BROWN, Ford Madox - b. 1821 Calais, d. 1893 London - WGA

BROWN, Ford Madox

(b. 1821 Calais, d. 1893 London)

English painter, born in Calais, and studied in Belgium, Paris (1840-44) and Rome (1845-46). In Rome he met Overbeck and other Nazarene artists, and was strongly influenced by their use of clear colour and medieval subject matter, which reinforced the teaching he had received in Belgium. He went to England in 1846, and his Wycliffe (Bradford, with preparatory sketch) of 1847-48 so impressed Rossetti that he asked to become his pupil. This brought Brown into the orbit of the Pre-Raphaelite Brotherhood. Although he never became a member of the Brotherhood he had much in common with them, notably painting out of doors and developing an interest in contemporary genre subjects, such as his evocative The Last of England (1852-55, Birmingham), inspired by the emigration to the Colonies in the mid-19th century.

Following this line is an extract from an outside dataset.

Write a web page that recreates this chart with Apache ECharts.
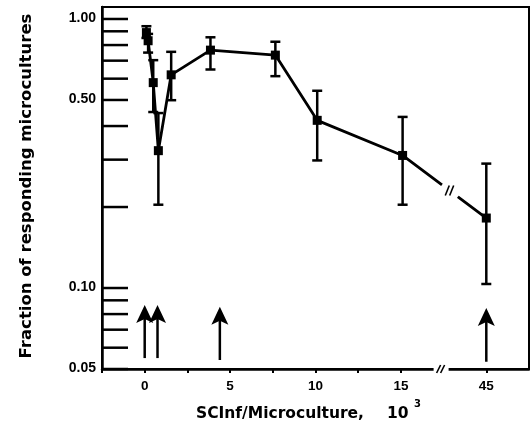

In 1852-65 he executed the large Work for Manchester Town Hall, saying of it: ‘The British excavator … in the full swing of his activity … appeared to me … at least as worthy of the powers of an English painter as the fisherman of the Adriatic, the peasant of the Campagna, or the Neapolitan lazzarone.’ There are other works in Liverpool, London (Tate Gallery, Victoria and Albert Museum), Melbourne, Sydney (Chaucer Reading His Poems to Edward III, one of the several versions of his painting for the Houses of Parliament, 1848 onwards) and Yale.

The Last of England
The Last of England by

The Last of England

This famous image depicts two emigrants leaving England to start a new life abroad. The theme was inspired by the emigration of the sculptor Thomas Woolner, a fellow Pre-Raphaelite, who left for the goldfields of Australia in July 1852. In the same year, 369,000 emigrants left Britain to seek their fortune overseas.

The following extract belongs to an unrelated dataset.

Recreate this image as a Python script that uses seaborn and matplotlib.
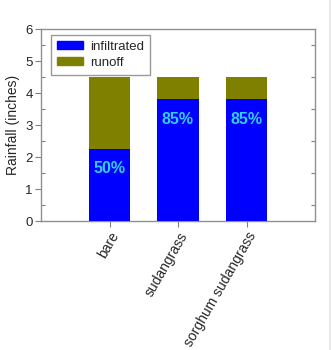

Brown himself, hardly able to make a living from his art, was contemplating emigrating to India when he began work on The Last of England. As the main focus of the picture he chose a middle-class couple. Beneath her shawl the woman cradles a small baby, whose tiny hand (modelled on that of Brown’s own child) is just visible, grasping its mother’s hand. The models for the figures were the artist himself and his second wife, Emma.

The rather comical-looking cabbages arranged around the boat are intended to indicate a lengthy voyage. In the distance, the White Cliffs of Dover are just visible, while at the back of the boat a cabin boy is selecting vegetables for dinner from a small lifeboat, which bears the ironic name of the ship, Eldorado.

The circular format is reminiscent of a Renaissance tondo, but also serves to emphasise the couple’s unity.

Work
Work by

Work

Ford Madox Brown had a wide knowledge of continental history painting, but had been particularly impressed by the medievalism of the Nazarenes. His early pictures show him trying to combine such medievalism with the naturalist tradition, giving his work a vigour that was readily appreciated by the younger Pre-Raphaelites.

This ambitious composition can be described as a “real allegory.” To paint his chosen location (in the north London suburb of Hampstead), he had carried his huge canvas and set it up in situ throughout the summer of 1852. Hence the sunlight that illuminates some of the protagonists (the “navvies,” the orphans with their big sister, and, in the distance on the right, the people carrying election posters), while in the shade of the trees the artist portrays a wealthy couple on horseback and, on the other side of the railings, a family of Irish tramps. On the far right, observing this spectacle of the entire social spectrum, we recognize Thomas Carlyle and Frederick Denison Maurice, whose ideas are illustrated here.